TD Wealth PIA received praise for its advisor communication efforts in the 2021 Report Card results, but the firm isn’t relaxing its efforts. By working with advisors, branch managers and advisor support staff who are part of dedicated councils, the firm now hears from more people than just its top advisors, Meeds said. The brokerage plans to invest more in portfolio management, and tax and estate planning tools, he added.

For iA Private Wealth, the lowest-rated firm by IE rating in this year’s BRC (7.4), the 2021 results presented a growth opportunity. This firm was also one of the three BRC firms to see significant year-over-year improvement in its IE rating (which rose from 6.8 in 2020).

Stéphan Bourbonnais, who became president of iA Private Wealth in February, said the progress “was great to see, even though our ratings still have room to improve.”

The 2021 results were based on surveys completed prior to Bourbonnais’ appointment, so he partially credited the firm’s official merging of the iA Securities and HollisWealth platforms in mid-January.

Bourbonnais also reflected on his decision to simplify the firm’s strategy and help the advisor groups come together — a move he hopes will lift its 2022 BRC results. Rather than add to the firm’s strategic plan, Bourbonnais said, “I took away some projects. I wanted to make it easy for [advisor] teams to see where we’re going.”

The firm is boosting client onboarding tools and the advisor/client portal, and is working on its future office model. Mary Helen Morra, vice-president of advisor and client experience with iA Private Wealth, said one reason is 70%–80% of iA Private Wealth’s advisor workforce wants to work remotely, based on recent surveys by the firm.

While Bourbonnais values in-person collaboration highly, he said, “We need to tackle our systems and technology. We’re looking at probably doubling our IT budget.”

Dealers’ Report Card (DRC) firms also are focused on evolving technology. Yet other notable findings from the 2021 DRC results relate more to areas such as advisor succession planning.

For example, Peak Financial Group — which had the second-highest IE rating (8.9) in the DRC this year — said continuing to invest in its advisor succession program will be key. After receiving non-calculable results in the “Succession program” category in 2019, said Robert Frances, founder and CEO of Peak Financial Group, “We launched an internal succession and financing program for advisors. A lot of [them] were asking about this.”

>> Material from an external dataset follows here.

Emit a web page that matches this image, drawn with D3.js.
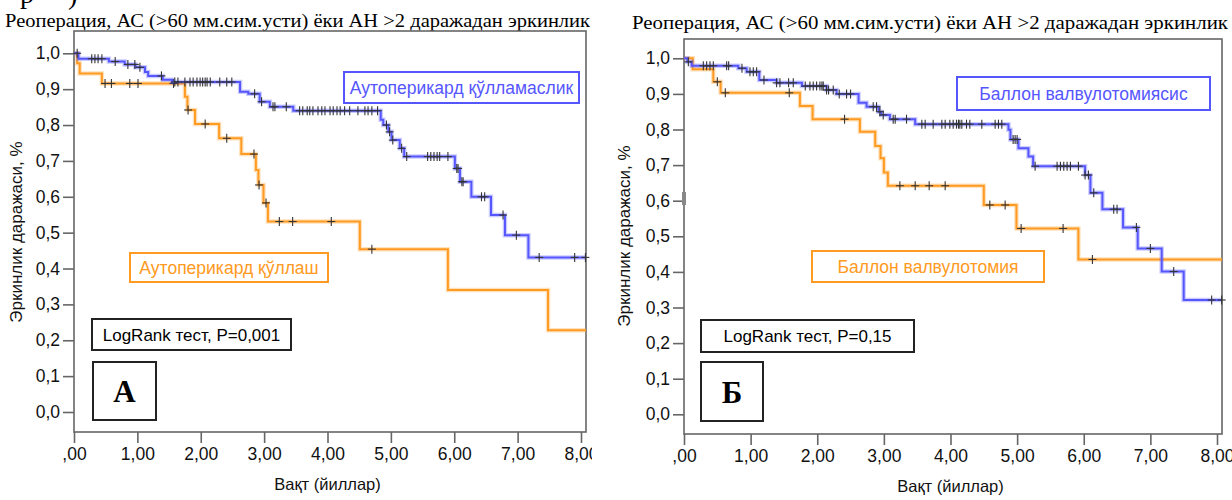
<!DOCTYPE html>
<html><head><meta charset="utf-8">
<script src="https://cdn.jsdelivr.net/npm/d3@7"></script>
<style>body{margin:0;background:#fff;} svg{display:block;}</style>
</head><body><svg id="c" width="1232" height="500"></svg>
<script>
// ---------- shared text / ticks ----------
const titleText = "Реоперация, АС (>60 мм.сим.усти) ёки АН >2 даражадан эркинлик";
const yTicks = [0, 0.1, 0.2, 0.3, 0.4, 0.5, 0.6, 0.7, 0.8, 0.9, 1.0];
const yTickLabels = ["0,0","0,1","0,2","0,3","0,4","0,5","0,6","0,7","0,8","0,9","1,0"];
const xTicks = [0, 1, 2, 3, 4, 5, 6, 7, 8];
const xTickLabels = [",00","1,00","2,00","3,00","4,00","5,00","6,00","7,00","8,00"];
const yAxisTitle = "Эркинлик даражаси, %";
const xAxisTitle = "Вақт (йиллар)";

// ---------- panel A ----------
const aBlueName = "Аутоперикард қўлламаслик";
const aOrangeName = "Аутоперикард қўллаш";
const aLogRank = "LogRank тест, P=0,001";
const aLetter = "А";
const aBlueTimes = [0.07, 0.55, 0.80, 0.97, 1.12, 1.17, 1.40, 1.55, 2.62, 2.75, 2.93, 3.09, 3.46, 4.84, 4.88, 4.96, 5.01, 5.14, 5.21, 6.01, 6.09, 6.27, 6.58, 6.80, 7.17];
const aBlueSurv  = [0.985, 0.977, 0.969, 0.961, 0.948, 0.937, 0.926, 0.920, 0.893, 0.887, 0.865, 0.851, 0.840, 0.815, 0.800, 0.781, 0.758, 0.735, 0.712, 0.679, 0.642, 0.600, 0.549, 0.493, 0.431];
const aBlueCens  = [0.05, 0.28, 0.33, 0.38, 0.44, 0.65, 0.85, 0.96, 1.04, 1.38, 1.59, 1.64, 1.75, 1.83, 1.88, 1.94, 1.99, 2.03, 2.07, 2.10, 2.15, 2.30, 2.41, 2.49, 2.85, 2.96, 3.14, 3.17, 3.35, 3.56, 3.61, 3.68, 3.72, 3.77, 3.85, 3.91, 3.96, 4.04, 4.09, 4.15, 4.20, 4.27, 4.35, 4.48, 4.59, 4.64, 4.70, 4.79, 4.93, 4.98, 5.03, 5.17, 5.25, 5.58, 5.63, 5.68, 5.73, 5.77, 5.90, 6.04, 6.06, 6.12, 6.14, 6.43, 6.48, 6.77, 6.98, 7.34, 7.90, 8.07];
const aOrangeTimes = [0.05, 0.09, 0.44, 1.75, 1.79, 1.91, 2.29, 2.64, 2.87, 2.91, 2.99, 3.06, 4.51, 5.90, 7.48];
const aOrangeSurv  = [0.972, 0.944, 0.916, 0.879, 0.842, 0.803, 0.763, 0.719, 0.675, 0.633, 0.583, 0.531, 0.454, 0.340, 0.228];
const aOrangeCens  = [0.49, 0.59, 0.88, 1.01, 1.57, 1.80, 2.07, 2.41, 2.84, 2.92, 3.03, 3.24, 3.45, 4.06, 4.70];

// ---------- panel B ----------
const bBlueName = "Баллон валвулотомиясис";
const bOrangeName = "Баллон валвулотомия";
const bLogRank = "LogRank тест, P=0,15";
const bLetter = "Б";
const bBlueTimes = [0.05, 0.115, 0.815, 0.94, 1.13, 1.39, 1.77, 2.14, 2.29, 2.62, 2.74, 2.92, 2.96, 3.09, 3.47, 4.87, 4.90, 5.02, 5.17, 5.24, 6.02, 6.10, 6.28, 6.59, 6.81, 7.17, 7.50];
const bBlueSurv  = [0.990, 0.979, 0.972, 0.962, 0.939, 0.931, 0.922, 0.911, 0.900, 0.875, 0.864, 0.850, 0.841, 0.829, 0.815, 0.799, 0.772, 0.747, 0.724, 0.697, 0.672, 0.622, 0.576, 0.525, 0.466, 0.401, 0.321];
const bBlueCens  = [0.065, 0.29, 0.34, 0.39, 0.44, 0.64, 0.67, 0.87, 0.99, 1.04, 1.09, 1.20, 1.39, 1.44, 1.57, 1.64, 1.82, 1.89, 1.94, 1.99, 2.04, 2.07, 2.09, 2.14, 2.17, 2.24, 2.33, 2.44, 2.50, 2.84, 2.89, 2.94, 2.99, 3.14, 3.17, 3.34, 3.57, 3.62, 3.74, 3.87, 3.92, 3.99, 4.04, 4.09, 4.12, 4.14, 4.17, 4.24, 4.29, 4.47, 4.67, 4.72, 4.77, 4.94, 4.97, 5.00, 5.27, 5.60, 5.65, 5.70, 5.75, 5.80, 5.92, 6.02, 6.07, 6.15, 6.45, 6.50, 6.79, 7.00, 7.35, 7.92, 8.07];
const bOrangeTimes = [0.13, 0.44, 0.55, 1.74, 1.93, 2.64, 2.87, 2.95, 3.00, 3.06, 4.50, 4.99, 5.92];
const bOrangeSurv  = [0.969, 0.934, 0.903, 0.866, 0.829, 0.794, 0.754, 0.719, 0.679, 0.642, 0.588, 0.522, 0.435];
const bOrangeCens  = [0.50, 0.62, 1.58, 2.41, 3.24, 3.47, 3.68, 3.92, 4.59, 4.82, 5.06, 5.69, 6.13];

// ---------- styles ----------
const BLUE = "#5656ff", ORANGE = "#ff9a22", AXIS = "#666", CENS = "#333";
const SANS = "'Liberation Sans', Arial, sans-serif";
const SERIF = "'Liberation Serif', 'Times New Roman', serif";

const svg = d3.select("#c");
const defs = svg.append("defs");
defs.append("clipPath").attr("id", "clipA").append("rect").attr("x", 0).attr("y", 0).attr("width", 592).attr("height", 500);

// partially visible heading at the very top-left
svg.append("text").attr("x", 20).attr("y", 3).attr("font-family", SERIF).attr("font-size", 28).attr("fill", "#000").text("р");
svg.append("text").attr("x", 68).attr("y", 4).attr("font-family", SERIF).attr("font-size", 28).attr("fill", "#000").text(")");

function panel(cfg) {
  const g = svg.append("g");
  if (cfg.clip) g.attr("clip-path", `url(#${cfg.clip})`);
  const x = d3.scaleLinear().domain([0, 8]).range([cfg.x0, cfg.x8]);
  const y = d3.scaleLinear().domain([0, 1]).range([cfg.y0, cfg.y1]);
  const tEnd = x.invert(cfg.right);

  // title
  g.append("text").attr("x", cfg.titleX).attr("y", cfg.titleY)
    .attr("font-family", SERIF).attr("font-size", 19).attr("fill", "#000")
    .attr("textLength", cfg.titleW).attr("lengthAdjust", "spacingAndGlyphs")
    .text(titleText);

  // frame
  g.append("rect").attr("x", cfg.x0).attr("y", cfg.top)
    .attr("width", cfg.right - cfg.x0).attr("height", cfg.bottom - cfg.top)
    .attr("fill", "none").attr("stroke", AXIS).attr("stroke-width", 1.6);

  // y axis
  const yAx = g.append("g").attr("transform", `translate(${cfg.x0},0)`)
    .call(d3.axisLeft(y).tickValues(yTicks).tickSize(11).tickPadding(3)
      .tickFormat((d, i) => yTickLabels[i]));
  yAx.select(".domain").remove();
  yAx.selectAll("line").attr("stroke", AXIS).attr("stroke-width", 1.6);
  yAx.selectAll("text").attr("font-family", SANS).attr("font-size", 17.5).attr("fill", "#111");

  // x axis
  const xAx = g.append("g").attr("transform", `translate(0,${cfg.bottom})`)
    .call(d3.axisBottom(x).tickValues(xTicks).tickSize(11).tickPadding(5)
      .tickFormat((d, i) => xTickLabels[i]));
  xAx.select(".domain").remove();
  xAx.selectAll("line").attr("stroke", AXIS).attr("stroke-width", 1.6);
  xAx.selectAll("text").attr("font-family", SANS).attr("font-size", 17.5).attr("fill", "#111");

  // axis titles
  g.append("text").attr("x", x(cfg.xTitleAt)).attr("y", cfg.bottom + 58)
    .attr("text-anchor", "middle").attr("font-family", SANS).attr("font-size", 16.5).attr("fill", "#111")
    .text(xAxisTitle);
  g.append("text").attr("transform", `translate(${cfg.yTitleX},${cfg.yTitleY}) rotate(-90)`)
    .attr("text-anchor", "middle").attr("font-family", SANS).attr("font-size", 17).attr("fill", "#111")
    .text(yAxisTitle);

  const line = d3.line().x(d => x(d[0])).y(d => y(d[1])).curve(d3.curveStepAfter);
  function series(times, surv, cens, color) {
    const pts = [[0, 1]];
    times.forEach((t, i) => pts.push([t, surv[i]]));
    pts.push([tEnd, surv[surv.length - 1]]);
    g.append("path").attr("d", line(pts)).attr("fill", "none")
      .attr("stroke", color).attr("stroke-opacity", 0.3).attr("stroke-width", 4.5);
    g.append("path").attr("d", line(pts)).attr("fill", "none")
      .attr("stroke", color).attr("stroke-width", 2);
    const sAt = t => { let s = 1; times.forEach((tt, i) => { if (tt <= t) s = surv[i]; }); return s; };
    const cg = g.append("g").attr("stroke", CENS).attr("stroke-width", 1.1);
    cens.forEach(t => {
      const cx = x(Math.min(t, tEnd)), cy = y(sAt(t));
      cg.append("line").attr("x1", cx).attr("x2", cx).attr("y1", cy - 4.5).attr("y2", cy + 4.5);
      cg.append("line").attr("x1", cx - 4).attr("x2", cx + 4).attr("y1", cy).attr("y2", cy);
    });
  }
  series(cfg.oT, cfg.oS, cfg.oC, ORANGE);
  series(cfg.bT, cfg.bS, cfg.bC, BLUE);

  function box(b, color, label, size, family, weight) {
    g.append("rect").attr("x", b[0]).attr("y", b[1]).attr("width", b[2] - b[0]).attr("height", b[3] - b[1])
      .attr("fill", "#fff").attr("stroke", color).attr("stroke-width", 2);
    g.append("text").attr("x", (b[0] + b[2]) / 2).attr("y", (b[1] + b[3]) / 2)
      .attr("dy", "0.36em").attr("text-anchor", "middle")
      .attr("font-family", family).attr("font-size", size).attr("font-weight", weight)
      .attr("fill", color === "#222" ? "#000" : color).text(label);
  }
  box(cfg.blueBox, BLUE, cfg.blueName, 17.5, SANS, "normal");
  box(cfg.orangeBox, ORANGE, cfg.orangeName, 17.5, SANS, "normal");
  box(cfg.lrBox, "#222", cfg.lr, 17, SANS, "normal");
  box(cfg.letterBox, "#222", cfg.letter, 31, SERIF, "bold");
  return g;
}

panel({
  clip: "clipA",
  x0: 74, x8: 581, right: 586, y0: 412, y1: 53.3, top: 31, bottom: 432,
  titleX: 5, titleY: 27, titleW: 585, xTitleAt: 4.0, yTitleX: 22, yTitleY: 232,
  bT: aBlueTimes, bS: aBlueSurv, bC: aBlueCens,
  oT: aOrangeTimes, oS: aOrangeSurv, oC: aOrangeCens,
  blueName: aBlueName, orangeName: aOrangeName, lr: aLogRank, letter: aLetter,
  blueBox: [344, 72, 579, 103], orangeBox: [130, 253, 328, 282],
  lrBox: [92, 319, 291, 350], letterBox: [93, 362, 156, 420]
});

const gB = panel({
  x0: 684, x8: 1217, right: 1222, y0: 414.3, y1: 58.3, top: 39, bottom: 434,
  titleX: 632, titleY: 29, titleW: 596, xTitleAt: 4.0, yTitleX: 630, yTitleY: 236,
  bT: bBlueTimes, bS: bBlueSurv, bC: bBlueCens,
  oT: bOrangeTimes, oS: bOrangeSurv, oC: bOrangeCens,
  blueName: bBlueName, orangeName: bOrangeName, lr: bLogRank, letter: bLetter,
  blueBox: [957, 77, 1210, 110], orangeBox: [812, 251, 1044, 282],
  lrBox: [701, 320, 914, 352], letterBox: [701, 362, 763, 421]
});
// small stray mark on the right panel's y axis
gB.append("line").attr("x1", 684).attr("x2", 684).attr("y1", 192).attr("y2", 205)
  .attr("stroke", "#888").attr("stroke-width", 4);
</script></body></html>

The 2021 results have also prompted fresh one-on-one advisor conversations, Frances said. These have led to “a lot of work on the front office and the tools advisors use,” he added, also noting that the firm has created more communication teams that work closely with advisors.

On the opposite end of the DRC results spectrum, similar themes are getting attention.

Trish Nielsen, head of partnerships and business development with Worldsource Wealth Management — the dealer with the second-lowest IE rating (7.8) in the DRC this year — noted the firm has suffered in recent years from a strategic point of view due to several back-office conversions that have taken up a lot of management’s focus.

“Where we were surprised [for 2021] was there are areas where the firm is strong but where we’re rated poorly or not at all,” Nielsen said, referring to the succession and “Business development support” categories. (The first had non-calculable results and the second was tagged as not applicable.)

Since the Report Card came out, Nielsen said, the dealer has bumped up its communications with advisors. It has offered education about the firm’s succession program, which includes training and a website that helps advisors find potential successors. And Worldsource has improved its business-building support; the firm has developed a new practice management module for advisors.

Other new areas of investment include financial planning tools, which would be a paid add-on to the firm’s basic back-office support, and further digital innovation will come.

“It’s important for advisors to know that our digital roadmap is solid and comprehensive, and it’s being executed now,” Nielsen said.